● STATED EXERCISE
Write out the material exactly, leaving every picture behind.

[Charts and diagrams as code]
--- begin ---

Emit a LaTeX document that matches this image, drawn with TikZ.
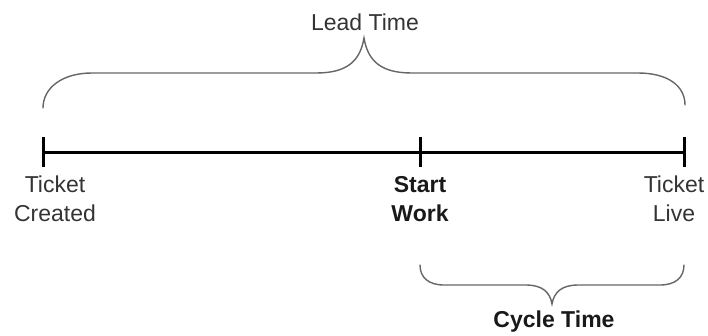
\documentclass[tikz,border=0pt]{standalone}
\usepackage{fontspec}
\setmainfont{Liberation Sans}
\begin{document}
\begin{tikzpicture}[x=1pt,y=-1pt,
  timeline/.style={line width=3pt,black},
  tick/.style={line width=3pt,black},
  bracepath/.style={line width=1.4pt,draw=black!60,line cap=round},
  label/.style={font=\fontsize{23}{29}\selectfont,text=black!80,inner sep=0pt,align=center},
  boldlabel/.style={label,font=\fontsize{23}{29}\selectfont\bfseries,text=black!90}]
\useasboundingbox (0,0) rectangle (708,335);

% timeline points
\coordinate (created) at (43,152);
\coordinate (start) at (420,152);
\coordinate (live) at (684,152);

\draw[timeline] (created) -- (live);
\foreach \p in {created,start,live}
  \draw[tick] (\p) ++(0,-15) -- ++(0,30);

% lead time brace, over the whole line
\coordinate (leadL) at (43,108);
\coordinate (leadTip) at (364,38);
\coordinate (leadR) at (685,105);
\draw[bracepath] (leadL) .. controls (43,88) and (62,73) .. (92,73)
  -- (316,73) .. controls (346,73) and (360,62) .. (leadTip)
  .. controls (368,62) and (382,73) .. (412,73)
  -- (638,73) .. controls (668,73) and (685,86) .. (leadR);

% cycle time brace, under the last segment
\coordinate (cycL) at (420,265);
\coordinate (cycTip) at (552,304);
\coordinate (cycR) at (684,265);
\draw[bracepath] (cycL) .. controls (420,277) and (428,285) .. (444,285)
  -- (526,285) .. controls (542,285) and (550,292) .. (cycTip)
  .. controls (554,292) and (562,285) .. (578,285)
  -- (660,285) .. controls (676,285) and (684,277) .. (cycR);

% labels
\node[label,anchor=base] (lead) at (365,30) {Lead Time};
\node[boldlabel,anchor=base] (cycle) at (554,327) {Cycle Time};
\node[label,anchor=north] (lcreated) at (55,176) {Ticket\\Created};
\node[boldlabel,anchor=north] (lstart) at (420,176) {Start\\Work};
\node[label,anchor=north] (llive) at (674,176) {Ticket\\Live};
\end{tikzpicture}
\end{document}
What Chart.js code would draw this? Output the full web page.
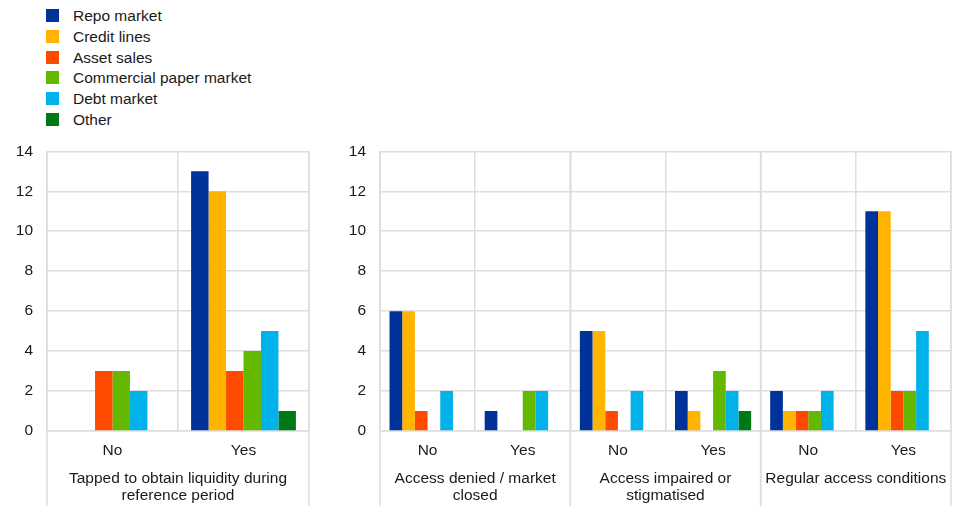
<!DOCTYPE html>
<html>
<head>
  <meta charset="utf-8">
  <title>Market access and liquidity sources</title>
  <script src="https://cdn.jsdelivr.net/npm/chart.js"></script>
  <style>
    body { margin: 0; background: #fff; font-family: "Liberation Sans", Arial, sans-serif; color: #1a1a1a; }
    #legend { position: absolute; left: 46px; top: 6px; font-size: 15.5px; }
    #legend div { height: 20.8px; line-height: 20.8px; white-space: nowrap; }
    #legend span { display: inline-block; width: 13px; height: 13px; margin-right: 14px; vertical-align: -1px; }
    .box { position: absolute; top: 128px; height: 378px; }
  </style>
</head>
<body>

  <div id="legend"></div>
  <div class="box" style="left:0;width:315px"><canvas id="leftChart"></canvas></div>
  <div class="box" style="left:330px;width:627px"><canvas id="rightChart"></canvas></div>

  <script>
    const seriesNames  = ['Repo market', 'Credit lines', 'Asset sales', 'Commercial paper market', 'Debt market', 'Other'];
    const seriesColors = ['#003299', '#ffb400', '#ff4b00', '#65b800', '#00b1ea', '#007816'];

    // left panel
    const leftCategories = ['No', 'Yes'];
    const leftGroups = [
      { from: 0, to: 1, lines: ['Tapped to obtain liquidity during', 'reference period'] }
    ];
    const leftValues = [
      [0, 13],   // Repo market
      [0, 12],   // Credit lines
      [3, 3],    // Asset sales
      [3, 4],    // Commercial paper market
      [2, 5],    // Debt market
      [0, 1]     // Other
    ];

    // right panel
    const rightCategories = ['No', 'Yes', 'No', 'Yes', 'No', 'Yes'];
    const rightGroups = [
      { from: 0, to: 1, lines: ['Access denied / market', 'closed'] },
      { from: 2, to: 3, lines: ['Access impaired or', 'stigmatised'] },
      { from: 4, to: 5, lines: ['Regular access conditions'] }
    ];
    const rightValues = [
      [6, 1, 5, 2, 2, 11],
      [6, 0, 5, 1, 1, 11],
      [1, 0, 1, 0, 1, 2],
      [0, 2, 0, 3, 1, 2],
      [2, 2, 2, 2, 2, 5],
      [0, 0, 0, 1, 0, 0]
    ];

    const yTicks = { min: 0, max: 14, step: 2 };

    const gridColor = '#dedede';
    const textColor = '#1a1a1a';
    const font = { family: '"Liberation Sans", Arial, sans-serif', size: 15.5 };

    document.getElementById('legend').innerHTML = seriesNames.map((n, i) =>
      `<div><span style="background:${seriesColors[i]}"></span>${n}</div>`
    ).join('');

    // draws the second level of the category axis and the group separators
    const groupPlugin = {
      id: 'groupLabels',
      afterDraw(chart, args, opts) {
        const { ctx, chartArea } = chart;
        const x = chart.scales.x;
        const half = x.width / chart.data.labels.length / 2;
        ctx.save();
        ctx.strokeStyle = gridColor;
        ctx.lineWidth = 1.5;
        ctx.fillStyle = textColor;
        ctx.font = `${font.size}px ${font.family}`;
        ctx.textAlign = 'center';
        ctx.textBaseline = 'middle';
        opts.groups.forEach(g => {
          const l = x.getPixelForValue(g.from) - half;
          const r = x.getPixelForValue(g.to) + half;
          [l, r].forEach(px => {
            ctx.beginPath();
            ctx.moveTo(px, chartArea.top);
            ctx.lineTo(px, chart.height);
            ctx.stroke();
          });
          g.lines.forEach((t, i) => ctx.fillText(t, (l + r) / 2, chartArea.bottom + 48 + i * 17));
        });
        ctx.restore();
      }
    };

    function makeChart(id, labels, values, groups, yWidth) {
      return new Chart(document.getElementById(id), {
        type: 'bar',
        data: {
          labels,
          datasets: values.map((v, i) => ({
            label: seriesNames[i],
            data: v,
            backgroundColor: seriesColors[i],
            categoryPercentage: 0.8,
            barPercentage: 1.0
          }))
        },
        plugins: [groupPlugin],
        options: {
          responsive: true,
          maintainAspectRatio: false,
          animation: false,
          layout: { padding: { top: 10, right: 6, left: 0, bottom: 0 } },
          plugins: {
            legend: { display: false },
            tooltip: { enabled: false },
            groupLabels: { groups }
          },
          scales: {
            x: {
              grid: { color: gridColor, lineWidth: 1.5, drawTicks: false, offset: true },
              border: { color: gridColor, width: 1.5 },
              ticks: { color: textColor, font, padding: 10 },
              afterFit: s => { s.height = 75; }
            },
            y: {
              min: yTicks.min,
              max: yTicks.max,
              grid: { color: gridColor, lineWidth: 1.5, drawTicks: false },
              border: { color: gridColor, width: 1.5 },
              ticks: { stepSize: yTicks.step, color: textColor, font, padding: 14 },
              afterFit: s => { s.width = yWidth; }
            }
          }
        }
      });
    }

    makeChart('leftChart', leftCategories, leftValues, leftGroups, 47);
    makeChart('rightChart', rightCategories, rightValues, rightGroups, 50);
  </script>

</body>
</html>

--- end ---

● RESPONSE TO THIS EXERCISE
Emit a LaTeX document that matches this image, drawn with TikZ.
\documentclass[tikz,border=0pt]{standalone}
\usepackage{fontspec}
\setmainfont{Liberation Sans}
\begin{document}
\begin{tikzpicture}[x=1pt,y=-1pt,
  timeline/.style={line width=3pt,black},
  tick/.style={line width=3pt,black},
  bracepath/.style={line width=1.4pt,draw=black!60,line cap=round},
  label/.style={font=\fontsize{23}{29}\selectfont,text=black!80,inner sep=0pt,align=center},
  boldlabel/.style={label,font=\fontsize{23}{29}\selectfont\bfseries,text=black!90}]
\useasboundingbox (0,0) rectangle (708,335);

% timeline points
\coordinate (created) at (43,152);
\coordinate (start) at (420,152);
\coordinate (live) at (684,152);

\draw[timeline] (created) -- (live);
\foreach \p in {created,start,live}
  \draw[tick] (\p) ++(0,-15) -- ++(0,30);

% lead time brace, over the whole line
\coordinate (leadL) at (43,108);
\coordinate (leadTip) at (364,38);
\coordinate (leadR) at (685,105);
\draw[bracepath] (leadL) .. controls (43,88) and (62,73) .. (92,73)
  -- (316,73) .. controls (346,73) and (360,62) .. (leadTip)
  .. controls (368,62) and (382,73) .. (412,73)
  -- (638,73) .. controls (668,73) and (685,86) .. (leadR);

% cycle time brace, under the last segment
\coordinate (cycL) at (420,265);
\coordinate (cycTip) at (552,304);
\coordinate (cycR) at (684,265);
\draw[bracepath] (cycL) .. controls (420,277) and (428,285) .. (444,285)
  -- (526,285) .. controls (542,285) and (550,292) .. (cycTip)
  .. controls (554,292) and (562,285) .. (578,285)
  -- (660,285) .. controls (676,285) and (684,277) .. (cycR);

% labels
\node[label,anchor=base] (lead) at (365,30) {Lead Time};
\node[boldlabel,anchor=base] (cycle) at (554,327) {Cycle Time};
\node[label,anchor=north] (lcreated) at (55,176) {Ticket\\Created};
\node[boldlabel,anchor=north] (lstart) at (420,176) {Start\\Work};
\node[label,anchor=north] (llive) at (674,176) {Ticket\\Live};
\end{tikzpicture}
\end{document}
What Chart.js code would draw this? Output the full web page.
<!DOCTYPE html>
<html>
<head>
  <meta charset="utf-8">
  <title>Market access and liquidity sources</title>
  <script src="https://cdn.jsdelivr.net/npm/chart.js"></script>
  <style>
    body { margin: 0; background: #fff; font-family: "Liberation Sans", Arial, sans-serif; color: #1a1a1a; }
    #legend { position: absolute; left: 46px; top: 6px; font-size: 15.5px; }
    #legend div { height: 20.8px; line-height: 20.8px; white-space: nowrap; }
    #legend span { display: inline-block; width: 13px; height: 13px; margin-right: 14px; vertical-align: -1px; }
    .box { position: absolute; top: 128px; height: 378px; }
  </style>
</head>
<body>

  <div id="legend"></div>
  <div class="box" style="left:0;width:315px"><canvas id="leftChart"></canvas></div>
  <div class="box" style="left:330px;width:627px"><canvas id="rightChart"></canvas></div>

  <script>
    const seriesNames  = ['Repo market', 'Credit lines', 'Asset sales', 'Commercial paper market', 'Debt market', 'Other'];
    const seriesColors = ['#003299', '#ffb400', '#ff4b00', '#65b800', '#00b1ea', '#007816'];

    // left panel
    const leftCategories = ['No', 'Yes'];
    const leftGroups = [
      { from: 0, to: 1, lines: ['Tapped to obtain liquidity during', 'reference period'] }
    ];
    const leftValues = [
      [0, 13],   // Repo market
      [0, 12],   // Credit lines
      [3, 3],    // Asset sales
      [3, 4],    // Commercial paper market
      [2, 5],    // Debt market
      [0, 1]     // Other
    ];

    // right panel
    const rightCategories = ['No', 'Yes', 'No', 'Yes', 'No', 'Yes'];
    const rightGroups = [
      { from: 0, to: 1, lines: ['Access denied / market', 'closed'] },
      { from: 2, to: 3, lines: ['Access impaired or', 'stigmatised'] },
      { from: 4, to: 5, lines: ['Regular access conditions'] }
    ];
    const rightValues = [
      [6, 1, 5, 2, 2, 11],
      [6, 0, 5, 1, 1, 11],
      [1, 0, 1, 0, 1, 2],
      [0, 2, 0, 3, 1, 2],
      [2, 2, 2, 2, 2, 5],
      [0, 0, 0, 1, 0, 0]
    ];

    const yTicks = { min: 0, max: 14, step: 2 };

    const gridColor = '#dedede';
    const textColor = '#1a1a1a';
    const font = { family: '"Liberation Sans", Arial, sans-serif', size: 15.5 };

    document.getElementById('legend').innerHTML = seriesNames.map((n, i) =>
      `<div><span style="background:${seriesColors[i]}"></span>${n}</div>`
    ).join('');

    // draws the second level of the category axis and the group separators
    const groupPlugin = {
      id: 'groupLabels',
      afterDraw(chart, args, opts) {
        const { ctx, chartArea } = chart;
        const x = chart.scales.x;
        const half = x.width / chart.data.labels.length / 2;
        ctx.save();
        ctx.strokeStyle = gridColor;
        ctx.lineWidth = 1.5;
        ctx.fillStyle = textColor;
        ctx.font = `${font.size}px ${font.family}`;
        ctx.textAlign = 'center';
        ctx.textBaseline = 'middle';
        opts.groups.forEach(g => {
          const l = x.getPixelForValue(g.from) - half;
          const r = x.getPixelForValue(g.to) + half;
          [l, r].forEach(px => {
            ctx.beginPath();
            ctx.moveTo(px, chartArea.top);
            ctx.lineTo(px, chart.height);
            ctx.stroke();
          });
          g.lines.forEach((t, i) => ctx.fillText(t, (l + r) / 2, chartArea.bottom + 48 + i * 17));
        });
        ctx.restore();
      }
    };

    function makeChart(id, labels, values, groups, yWidth) {
      return new Chart(document.getElementById(id), {
        type: 'bar',
        data: {
          labels,
          datasets: values.map((v, i) => ({
            label: seriesNames[i],
            data: v,
            backgroundColor: seriesColors[i],
            categoryPercentage: 0.8,
            barPercentage: 1.0
          }))
        },
        plugins: [groupPlugin],
        options: {
          responsive: true,
          maintainAspectRatio: false,
          animation: false,
          layout: { padding: { top: 10, right: 6, left: 0, bottom: 0 } },
          plugins: {
            legend: { display: false },
            tooltip: { enabled: false },
            groupLabels: { groups }
          },
          scales: {
            x: {
              grid: { color: gridColor, lineWidth: 1.5, drawTicks: false, offset: true },
              border: { color: gridColor, width: 1.5 },
              ticks: { color: textColor, font, padding: 10 },
              afterFit: s => { s.height = 75; }
            },
            y: {
              min: yTicks.min,
              max: yTicks.max,
              grid: { color: gridColor, lineWidth: 1.5, drawTicks: false },
              border: { color: gridColor, width: 1.5 },
              ticks: { stepSize: yTicks.step, color: textColor, font, padding: 14 },
              afterFit: s => { s.width = yWidth; }
            }
          }
        }
      });
    }

    makeChart('leftChart', leftCategories, leftValues, leftGroups, 47);
    makeChart('rightChart', rightCategories, rightValues, rightGroups, 50);
  </script>

</body>
</html>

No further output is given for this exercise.